◆ Instructions to follow: Collect each line holding the string "script".

◆ Given data:
:::::

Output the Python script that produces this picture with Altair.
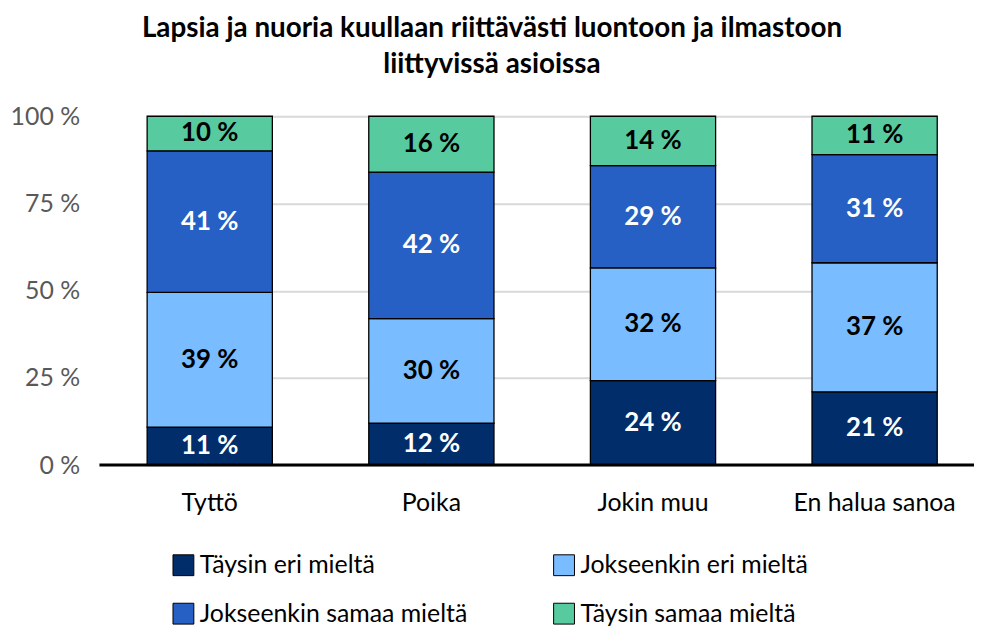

:::::

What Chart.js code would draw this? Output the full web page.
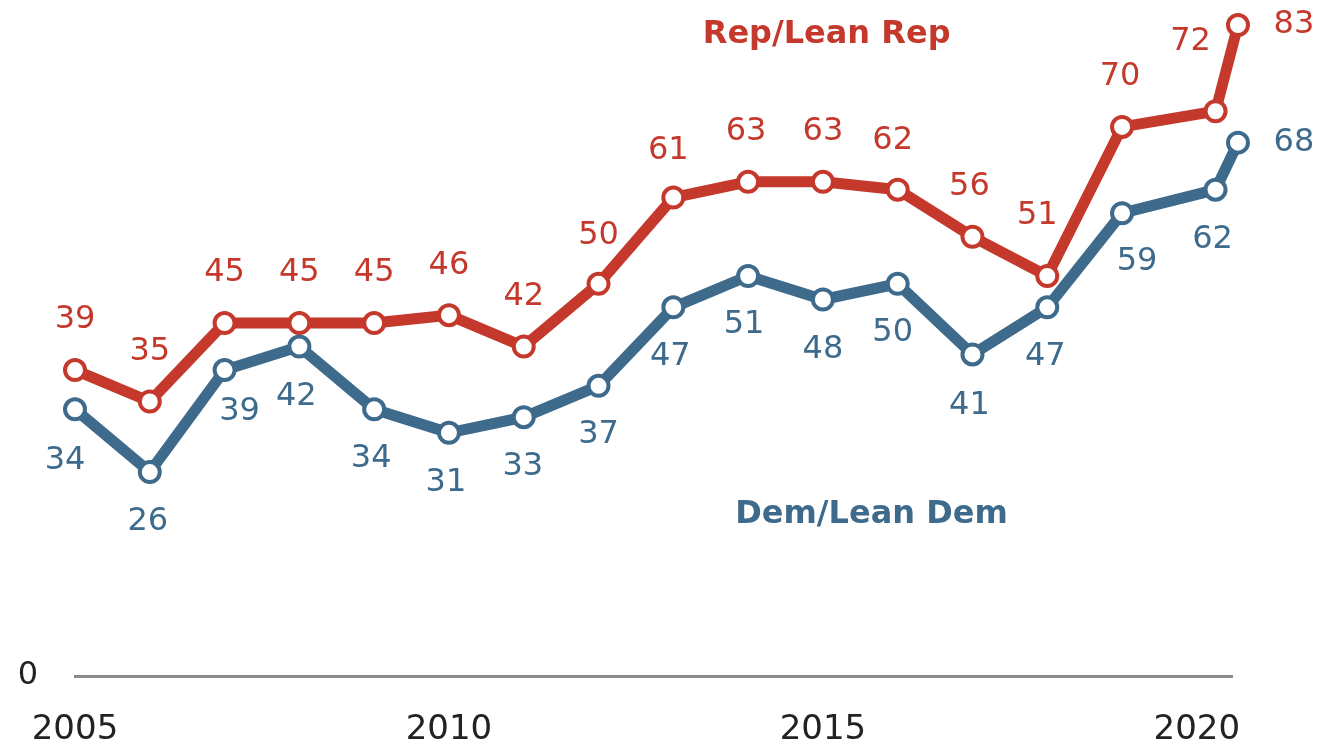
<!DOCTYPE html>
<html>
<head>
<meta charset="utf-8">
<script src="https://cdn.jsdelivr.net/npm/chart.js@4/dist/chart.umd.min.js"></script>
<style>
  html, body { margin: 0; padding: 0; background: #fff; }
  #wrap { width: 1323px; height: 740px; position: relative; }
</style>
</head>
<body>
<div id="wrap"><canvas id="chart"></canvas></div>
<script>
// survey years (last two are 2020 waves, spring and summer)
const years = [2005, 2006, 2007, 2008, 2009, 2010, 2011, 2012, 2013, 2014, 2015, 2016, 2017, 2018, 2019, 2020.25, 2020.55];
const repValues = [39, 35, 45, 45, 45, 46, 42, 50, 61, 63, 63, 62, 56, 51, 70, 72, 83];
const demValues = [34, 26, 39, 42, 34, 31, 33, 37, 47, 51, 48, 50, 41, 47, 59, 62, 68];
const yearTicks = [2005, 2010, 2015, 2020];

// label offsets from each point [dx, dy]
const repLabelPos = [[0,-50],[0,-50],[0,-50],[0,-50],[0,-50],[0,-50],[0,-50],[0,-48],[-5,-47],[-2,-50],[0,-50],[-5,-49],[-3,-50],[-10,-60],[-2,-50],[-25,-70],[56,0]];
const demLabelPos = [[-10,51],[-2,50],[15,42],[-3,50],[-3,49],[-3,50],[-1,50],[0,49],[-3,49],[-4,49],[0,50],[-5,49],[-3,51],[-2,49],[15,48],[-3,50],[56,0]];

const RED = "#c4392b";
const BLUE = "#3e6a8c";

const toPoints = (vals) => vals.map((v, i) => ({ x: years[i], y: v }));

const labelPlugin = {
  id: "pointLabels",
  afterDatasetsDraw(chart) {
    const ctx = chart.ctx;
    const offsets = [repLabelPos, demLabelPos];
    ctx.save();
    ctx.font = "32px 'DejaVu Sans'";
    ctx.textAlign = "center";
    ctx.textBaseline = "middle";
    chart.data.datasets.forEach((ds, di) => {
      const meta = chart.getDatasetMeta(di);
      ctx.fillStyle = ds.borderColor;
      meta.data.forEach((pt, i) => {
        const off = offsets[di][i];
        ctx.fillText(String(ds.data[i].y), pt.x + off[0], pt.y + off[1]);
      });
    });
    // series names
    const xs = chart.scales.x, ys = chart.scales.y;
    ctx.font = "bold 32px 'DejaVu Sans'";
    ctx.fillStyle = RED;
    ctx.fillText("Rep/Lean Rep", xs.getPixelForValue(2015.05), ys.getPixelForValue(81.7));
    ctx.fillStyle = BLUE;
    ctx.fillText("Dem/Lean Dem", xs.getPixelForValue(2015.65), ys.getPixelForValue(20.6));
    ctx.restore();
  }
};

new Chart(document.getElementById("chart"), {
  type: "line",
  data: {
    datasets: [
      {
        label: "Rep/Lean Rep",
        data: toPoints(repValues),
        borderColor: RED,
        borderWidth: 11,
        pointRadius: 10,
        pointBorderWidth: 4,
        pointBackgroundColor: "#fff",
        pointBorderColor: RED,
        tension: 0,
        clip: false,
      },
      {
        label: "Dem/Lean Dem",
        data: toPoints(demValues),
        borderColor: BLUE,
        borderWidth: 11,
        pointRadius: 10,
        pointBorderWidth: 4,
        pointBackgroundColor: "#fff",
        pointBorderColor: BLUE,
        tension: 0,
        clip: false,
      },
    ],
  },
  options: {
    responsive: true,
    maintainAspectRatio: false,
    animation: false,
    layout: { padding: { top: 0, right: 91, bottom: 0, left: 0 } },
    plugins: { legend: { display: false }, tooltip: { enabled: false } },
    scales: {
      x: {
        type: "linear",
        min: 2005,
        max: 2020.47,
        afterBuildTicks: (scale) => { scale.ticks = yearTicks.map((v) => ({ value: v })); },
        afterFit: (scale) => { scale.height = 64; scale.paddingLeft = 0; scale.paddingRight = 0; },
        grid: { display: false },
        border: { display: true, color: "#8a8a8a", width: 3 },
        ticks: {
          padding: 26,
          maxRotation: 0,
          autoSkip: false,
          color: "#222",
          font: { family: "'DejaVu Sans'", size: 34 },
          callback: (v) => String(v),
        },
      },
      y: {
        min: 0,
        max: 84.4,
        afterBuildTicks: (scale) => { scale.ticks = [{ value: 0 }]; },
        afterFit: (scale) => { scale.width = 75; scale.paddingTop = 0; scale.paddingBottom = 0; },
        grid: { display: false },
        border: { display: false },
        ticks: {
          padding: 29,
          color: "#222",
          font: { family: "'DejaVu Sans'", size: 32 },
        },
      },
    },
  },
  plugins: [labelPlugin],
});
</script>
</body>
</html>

:::::

◆ Correct result:
Output the Python script that produces this picture with Altair.
<script src="https://cdn.jsdelivr.net/npm/chart.js@4/dist/chart.umd.min.js"></script>
<script>
</script>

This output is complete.